Once you have the rust down to the point that you're satisfied, get out a piece of cotton cloth and just rub the tsuba. As you keep this up you'll find that the color will darken and the surface will take on a soft luster. The cloth won't do much to remove red rust, so if you find that you missed some rust, go back to more boning. Just go slowly. Once the tsuba is clean, you may want to carry it in your pocket for a few weeks in addition to rubbing it with the cloth. The idea is not to polish the guard to the point that it shines. Also, avoid rubbing the guard on carpeting or synthetics that can leave a greasy finish.

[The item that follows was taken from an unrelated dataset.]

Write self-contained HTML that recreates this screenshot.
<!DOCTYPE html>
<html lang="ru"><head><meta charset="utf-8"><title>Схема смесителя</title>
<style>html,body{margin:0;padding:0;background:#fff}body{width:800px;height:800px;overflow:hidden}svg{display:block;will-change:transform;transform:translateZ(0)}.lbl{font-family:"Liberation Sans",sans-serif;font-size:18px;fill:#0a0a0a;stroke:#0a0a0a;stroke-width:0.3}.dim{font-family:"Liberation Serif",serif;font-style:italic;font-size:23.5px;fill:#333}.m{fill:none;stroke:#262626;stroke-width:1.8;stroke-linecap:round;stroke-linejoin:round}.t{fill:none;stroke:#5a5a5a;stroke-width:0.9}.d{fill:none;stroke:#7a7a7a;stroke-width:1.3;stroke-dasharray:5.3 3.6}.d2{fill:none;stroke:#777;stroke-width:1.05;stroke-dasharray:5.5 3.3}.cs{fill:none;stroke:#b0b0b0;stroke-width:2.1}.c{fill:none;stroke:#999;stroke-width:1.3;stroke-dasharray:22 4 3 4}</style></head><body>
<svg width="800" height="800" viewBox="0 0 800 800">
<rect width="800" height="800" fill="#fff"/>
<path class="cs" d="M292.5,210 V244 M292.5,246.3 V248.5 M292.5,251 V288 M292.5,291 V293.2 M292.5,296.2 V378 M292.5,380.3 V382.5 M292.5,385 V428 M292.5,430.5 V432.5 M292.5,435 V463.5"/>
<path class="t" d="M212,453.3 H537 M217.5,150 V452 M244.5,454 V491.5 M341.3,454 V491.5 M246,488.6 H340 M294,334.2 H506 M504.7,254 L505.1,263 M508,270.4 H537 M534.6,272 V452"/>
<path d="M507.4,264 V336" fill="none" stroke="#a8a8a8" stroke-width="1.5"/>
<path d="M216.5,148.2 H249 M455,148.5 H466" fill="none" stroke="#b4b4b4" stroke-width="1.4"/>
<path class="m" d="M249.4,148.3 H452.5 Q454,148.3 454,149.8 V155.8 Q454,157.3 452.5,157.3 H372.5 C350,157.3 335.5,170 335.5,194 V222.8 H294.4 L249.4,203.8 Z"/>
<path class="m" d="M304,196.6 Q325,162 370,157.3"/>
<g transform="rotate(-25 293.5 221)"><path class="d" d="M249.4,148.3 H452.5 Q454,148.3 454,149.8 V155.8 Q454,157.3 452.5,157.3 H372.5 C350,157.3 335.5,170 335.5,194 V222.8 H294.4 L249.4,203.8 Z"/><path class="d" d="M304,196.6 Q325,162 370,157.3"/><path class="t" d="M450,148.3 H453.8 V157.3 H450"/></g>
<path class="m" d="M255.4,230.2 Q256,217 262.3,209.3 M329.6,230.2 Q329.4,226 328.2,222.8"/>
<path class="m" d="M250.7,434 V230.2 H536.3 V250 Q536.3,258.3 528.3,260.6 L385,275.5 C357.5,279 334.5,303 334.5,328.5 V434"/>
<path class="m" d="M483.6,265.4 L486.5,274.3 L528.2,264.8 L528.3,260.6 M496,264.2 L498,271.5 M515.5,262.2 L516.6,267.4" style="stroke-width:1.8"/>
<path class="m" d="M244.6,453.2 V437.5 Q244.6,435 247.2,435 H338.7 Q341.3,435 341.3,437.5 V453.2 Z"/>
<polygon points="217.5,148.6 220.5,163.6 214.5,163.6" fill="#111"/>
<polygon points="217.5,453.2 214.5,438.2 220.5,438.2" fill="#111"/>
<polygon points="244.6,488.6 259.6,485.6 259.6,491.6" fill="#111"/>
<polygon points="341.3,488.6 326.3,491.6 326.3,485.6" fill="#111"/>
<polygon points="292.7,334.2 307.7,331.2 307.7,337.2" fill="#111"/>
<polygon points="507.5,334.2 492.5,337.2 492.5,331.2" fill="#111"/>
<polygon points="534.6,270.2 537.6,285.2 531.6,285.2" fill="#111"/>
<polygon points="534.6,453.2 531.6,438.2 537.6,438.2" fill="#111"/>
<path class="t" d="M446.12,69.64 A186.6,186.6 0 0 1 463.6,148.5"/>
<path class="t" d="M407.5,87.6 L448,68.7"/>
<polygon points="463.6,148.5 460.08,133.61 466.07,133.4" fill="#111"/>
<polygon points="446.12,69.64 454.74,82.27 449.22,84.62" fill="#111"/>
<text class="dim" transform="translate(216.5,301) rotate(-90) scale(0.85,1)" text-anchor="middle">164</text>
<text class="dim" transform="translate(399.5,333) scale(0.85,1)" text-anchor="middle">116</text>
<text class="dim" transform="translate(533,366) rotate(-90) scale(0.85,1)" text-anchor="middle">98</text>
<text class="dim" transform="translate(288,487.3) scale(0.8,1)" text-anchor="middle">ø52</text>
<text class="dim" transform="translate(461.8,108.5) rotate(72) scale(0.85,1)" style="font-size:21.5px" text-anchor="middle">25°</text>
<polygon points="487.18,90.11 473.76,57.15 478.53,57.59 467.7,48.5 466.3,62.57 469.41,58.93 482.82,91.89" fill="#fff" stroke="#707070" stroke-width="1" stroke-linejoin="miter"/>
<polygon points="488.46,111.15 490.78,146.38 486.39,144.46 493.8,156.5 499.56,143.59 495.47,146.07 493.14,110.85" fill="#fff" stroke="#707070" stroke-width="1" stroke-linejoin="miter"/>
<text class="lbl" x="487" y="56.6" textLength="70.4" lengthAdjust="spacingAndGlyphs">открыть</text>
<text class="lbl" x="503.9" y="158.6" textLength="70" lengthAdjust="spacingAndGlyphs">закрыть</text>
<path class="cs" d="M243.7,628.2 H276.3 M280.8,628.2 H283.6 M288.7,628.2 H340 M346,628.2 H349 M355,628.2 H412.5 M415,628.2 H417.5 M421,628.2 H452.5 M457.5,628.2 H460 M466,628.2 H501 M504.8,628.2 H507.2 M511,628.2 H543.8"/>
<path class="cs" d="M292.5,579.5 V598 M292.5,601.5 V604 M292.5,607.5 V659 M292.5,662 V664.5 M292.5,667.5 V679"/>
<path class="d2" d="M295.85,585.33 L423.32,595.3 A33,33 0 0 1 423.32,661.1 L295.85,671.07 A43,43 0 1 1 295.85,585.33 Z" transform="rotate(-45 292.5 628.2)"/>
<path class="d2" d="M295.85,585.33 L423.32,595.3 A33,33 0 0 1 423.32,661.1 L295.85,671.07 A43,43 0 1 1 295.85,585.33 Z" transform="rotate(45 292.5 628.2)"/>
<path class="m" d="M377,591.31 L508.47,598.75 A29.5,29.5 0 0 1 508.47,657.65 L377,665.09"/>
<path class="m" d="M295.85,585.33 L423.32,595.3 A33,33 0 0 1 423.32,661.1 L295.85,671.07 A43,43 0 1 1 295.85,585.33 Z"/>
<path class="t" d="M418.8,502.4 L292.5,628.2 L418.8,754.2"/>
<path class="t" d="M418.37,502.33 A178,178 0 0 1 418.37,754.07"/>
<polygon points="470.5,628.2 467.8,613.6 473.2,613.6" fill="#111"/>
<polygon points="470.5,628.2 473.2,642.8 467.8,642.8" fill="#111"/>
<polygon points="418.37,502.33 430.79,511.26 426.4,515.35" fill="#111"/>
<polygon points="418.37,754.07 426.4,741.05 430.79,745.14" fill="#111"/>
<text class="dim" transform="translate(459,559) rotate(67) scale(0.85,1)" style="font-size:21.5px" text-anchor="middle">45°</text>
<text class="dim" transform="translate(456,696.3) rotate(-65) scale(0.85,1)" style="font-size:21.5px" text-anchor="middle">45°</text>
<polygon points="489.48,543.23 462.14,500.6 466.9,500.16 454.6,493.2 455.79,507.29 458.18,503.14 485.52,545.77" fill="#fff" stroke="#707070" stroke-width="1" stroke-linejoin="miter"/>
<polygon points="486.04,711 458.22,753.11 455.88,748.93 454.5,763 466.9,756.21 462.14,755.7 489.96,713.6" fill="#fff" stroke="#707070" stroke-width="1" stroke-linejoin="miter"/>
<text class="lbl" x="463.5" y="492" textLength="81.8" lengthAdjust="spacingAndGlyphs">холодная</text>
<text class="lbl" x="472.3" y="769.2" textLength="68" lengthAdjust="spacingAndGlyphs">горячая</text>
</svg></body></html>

I prefer to stay away from oil on a finished guard. The oily sheen is not as attractive as the natural finish and it will tend to attract dust and lint over time. It will eventually dry out, and can then actually promote a new layer of rust under the dry oil film. By the way, a coat of oil is often used as a “quick fix” to make red rust look dark. This may seem like an improvement in the short term, but really just winds up making the tsuba look like oily dirt. Also, a coating of black shoe polish is a frequently encountered “magic patina.” Watch out for these dirty tricks when buying tsuba.
There's no substitute for spending a lot of time with bone and cloth to get a rusty tsuba into shape. Once you've conquered rust, store your guard in one of the wood boxes made for tsuba. Compared to the cost of all of the work you've just done, the box is cheap. After a fresh sword polish, who would leave that blade out on the shelf, or wrapped up in paper, rather than pay for a shirasaya? Be aware that most of the tsuba boxes you will come across have the center post attached by two very sharp nails coming up from the bottom of the box. Transporting tsuba in this type of box will eventually cause the center post to come loose from the weight of the tsuba moving around on it. Once that happens, the tsuba will rattle around on top of those little nails and scratch up the seppa dai. Always transport tsuba in cloth bags.
Periodically take your tsuba out and give it some light rubbing with the cloth. Try to keep your fingers off, since you risk starting more rust this way.
When I was discussing the initial cleaning, I mentioned that there are a couple of alternatives to consider. In the case of a guard already in good condition, free of rust, etc., but simply covered in wax, it is usually possible to safely remove the wax by rubbing with some isopropyl alcohol.
Additionally, you will occasionally come across a guard that has been coated in polyurethane or some other tough, modern finish. For these, there is a commercial stripper called Strypeeze that will not harm the iron or patina. It could harm you, though, so wear gloves and work with plenty of ventilation and/or a solvent respirator.
Other problems that you can encounter include fire scale, a depatinated plate, cracks and breaks or other serious damage. Unfortunately, these will require professional care. Experimenting with home treatments will generally result in further damage to the plate.